_Prompt:_ Copy every line of the records below that holds the word "this".

_Record extracts:_
----

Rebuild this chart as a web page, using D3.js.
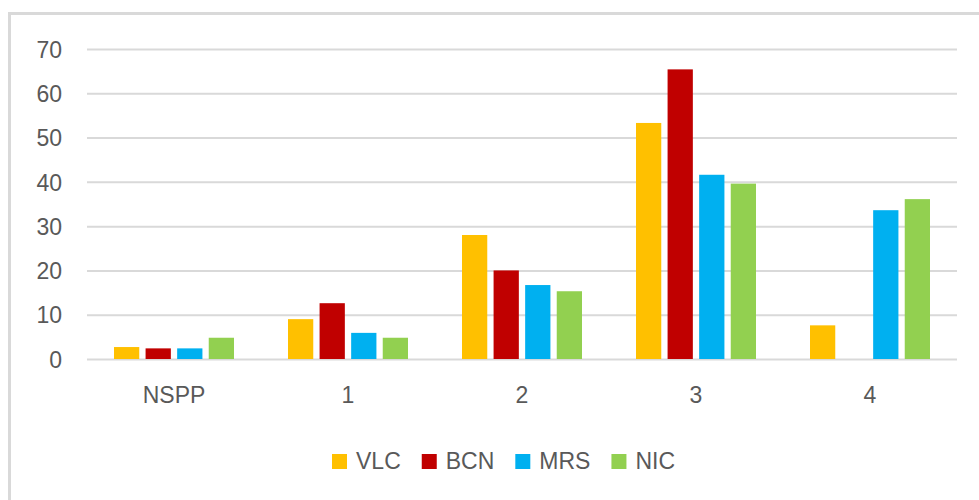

----

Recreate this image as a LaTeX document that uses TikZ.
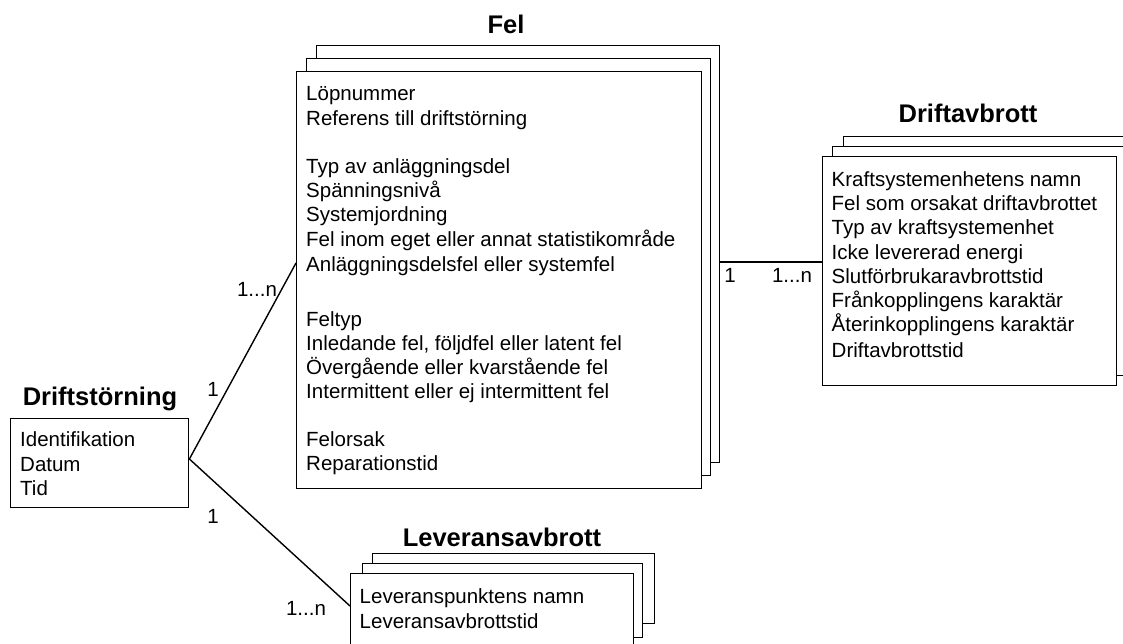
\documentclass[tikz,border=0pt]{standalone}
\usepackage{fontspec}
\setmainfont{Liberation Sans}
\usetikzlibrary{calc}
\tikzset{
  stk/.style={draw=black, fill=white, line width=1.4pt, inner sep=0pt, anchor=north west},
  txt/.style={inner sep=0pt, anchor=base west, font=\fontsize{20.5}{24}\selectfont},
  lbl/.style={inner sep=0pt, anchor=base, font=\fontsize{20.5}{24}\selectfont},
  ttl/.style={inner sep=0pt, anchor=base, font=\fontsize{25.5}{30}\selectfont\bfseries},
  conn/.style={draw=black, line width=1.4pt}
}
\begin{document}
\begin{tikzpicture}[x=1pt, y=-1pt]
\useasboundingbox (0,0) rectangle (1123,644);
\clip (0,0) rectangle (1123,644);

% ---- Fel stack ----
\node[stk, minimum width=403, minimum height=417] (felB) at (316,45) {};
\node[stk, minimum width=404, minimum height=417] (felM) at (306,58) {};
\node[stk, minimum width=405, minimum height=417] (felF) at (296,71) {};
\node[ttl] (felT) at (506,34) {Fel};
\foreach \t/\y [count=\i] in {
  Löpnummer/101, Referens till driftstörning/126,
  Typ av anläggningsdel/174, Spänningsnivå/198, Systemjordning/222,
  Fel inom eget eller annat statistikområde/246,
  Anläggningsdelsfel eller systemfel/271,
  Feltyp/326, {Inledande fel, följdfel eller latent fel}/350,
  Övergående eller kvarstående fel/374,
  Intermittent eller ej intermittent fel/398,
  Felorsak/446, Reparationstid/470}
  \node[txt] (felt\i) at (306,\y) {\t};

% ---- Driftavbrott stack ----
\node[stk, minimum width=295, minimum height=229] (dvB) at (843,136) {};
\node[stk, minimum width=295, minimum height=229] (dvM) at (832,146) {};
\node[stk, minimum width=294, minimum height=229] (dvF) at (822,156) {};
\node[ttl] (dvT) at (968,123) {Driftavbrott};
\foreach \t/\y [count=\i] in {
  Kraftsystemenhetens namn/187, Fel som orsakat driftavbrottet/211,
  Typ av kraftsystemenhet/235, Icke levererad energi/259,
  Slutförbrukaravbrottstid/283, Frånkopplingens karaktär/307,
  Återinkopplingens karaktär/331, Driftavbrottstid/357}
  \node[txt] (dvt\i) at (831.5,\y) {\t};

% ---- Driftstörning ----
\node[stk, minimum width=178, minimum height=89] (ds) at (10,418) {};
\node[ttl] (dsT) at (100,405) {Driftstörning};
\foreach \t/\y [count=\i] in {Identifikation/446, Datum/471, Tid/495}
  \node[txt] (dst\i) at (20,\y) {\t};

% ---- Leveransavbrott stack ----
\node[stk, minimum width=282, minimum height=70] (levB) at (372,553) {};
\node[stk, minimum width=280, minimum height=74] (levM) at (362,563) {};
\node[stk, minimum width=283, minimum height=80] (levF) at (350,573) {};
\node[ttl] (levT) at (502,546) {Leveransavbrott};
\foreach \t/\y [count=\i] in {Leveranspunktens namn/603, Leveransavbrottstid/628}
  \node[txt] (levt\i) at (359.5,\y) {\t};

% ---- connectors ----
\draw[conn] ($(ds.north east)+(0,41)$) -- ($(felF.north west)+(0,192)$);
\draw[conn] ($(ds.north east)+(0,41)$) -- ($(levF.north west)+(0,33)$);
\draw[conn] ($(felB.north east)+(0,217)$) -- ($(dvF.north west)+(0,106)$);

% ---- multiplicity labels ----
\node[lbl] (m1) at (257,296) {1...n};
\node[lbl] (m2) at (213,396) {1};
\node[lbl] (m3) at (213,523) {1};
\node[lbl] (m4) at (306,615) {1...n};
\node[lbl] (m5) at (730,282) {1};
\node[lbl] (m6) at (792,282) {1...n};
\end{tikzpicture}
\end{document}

----

_Finished answer:_
Rebuild this chart as a web page, using D3.js.
Recreate this image as a LaTeX document that uses TikZ.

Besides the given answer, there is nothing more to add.